Homework 3

Due on 9/28/1999
Problems: 4.2, 4.7, 4.11, 4.13, 4.20, 4.23, 4.25

Homeworks were only accepted from teams. All homework papers should have on them:


4.2)
a) What is the advantage of using keys?

You can have multiple producers and consumers using the same mailbox or port.
You can use it to implement priorities.
Implement a dictionary-type structure where you store keyed values.

b) Blocking or non-blocking?
Producer/Consumer: Producer is non-blocking, consumer is blocking.
Priorities: Non-blocking because you could wait indefinetly for the key.
Keyed values: Blocking.

c) How should source and destination be identified?
Not needed, just need to use the same mailbox or port.

d) Relate this receive primitive to the two-producer, two-consumer problem.
See 4.2.a)

4.7)
a) What is the effect on the protocol's correctness and performance?

Correctness is not a factor. It is assumed/implied that a receiver will request a previous message from the server if it gets a message that is out of sequence. It will always remain correct, but will lead to delays. If the server then freezes, it will block the receiver. The receiver always needs to get the remaining messages.

b) Why is this limited to multicast in a single group?
The problem is that you would have different sequence numbers. It would be the same thing as losing a message.

4.11)
a) Asynchronous RPC:

The caller can continue with its own process after making a call to another host.

b) Light-weight RPC:
This is esentially what the synchronization package for user-level threads uses.
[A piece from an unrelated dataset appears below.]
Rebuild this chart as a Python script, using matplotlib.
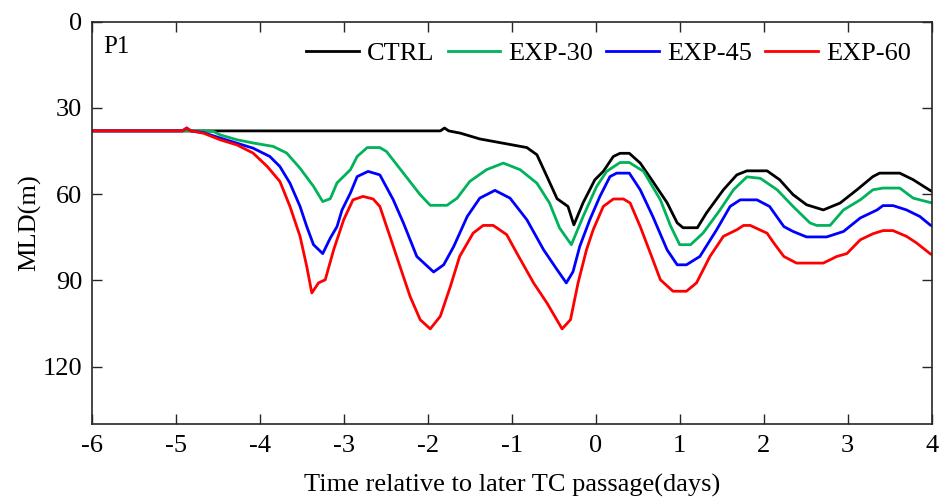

It could be used in the same manner as threads.

c) Null RPC:
Could be used to test if the other host is still responding and kicking.

4.13)
a) Recovering Client?

Needs to remember what happened. Needs to inform server. If client never wakes up, then server never cleans up. Don't need any state info on server though.

b) Recovering Server?
Server may incorrectly kill off something. It also needs to maintain state info for each client, and is more work/complicated.

c) Expiration?
May also kill off clients inappropriately.

4.20)
a) When do they need to be invalidated?

Whenever the name of a host has a different ip address.

b) Propose a scheme:
Whenever a client requests an ip address for a remote host, the name server stores the client ID. Then, when the ip address of that remote host changes, the name server sends a message to all clients that have that host cached.

Note: There was a lot of confusion regarding this problem. The premise was that the cache was located on a client computer, and that a name server is available. When a remote host changes its ip address, the changes are replicated to the name server. The question is how does the client update its cache so that it can now find the new ip address of the remote host.

4.23)
a) What does the request queue look like at each node?

Node Queue
1 2 1
2 5 4 2
3 6 3 1
4 4
5 5
6 6
7 3

b) How are the request queues linked to form a global FIFO?
The request queues are linked by appending the current queue. In other words, if I pass the token along and have a non-empty queue, then my queue is appended to the queue of the next node.

c) What is the order of execution?
7,6,3,5,4,2,1

4.25)
Using Kruskal's Minimum Spanning Tree algorithm, we get O(|E|log|E|). Note that is not the same as O(nlogn).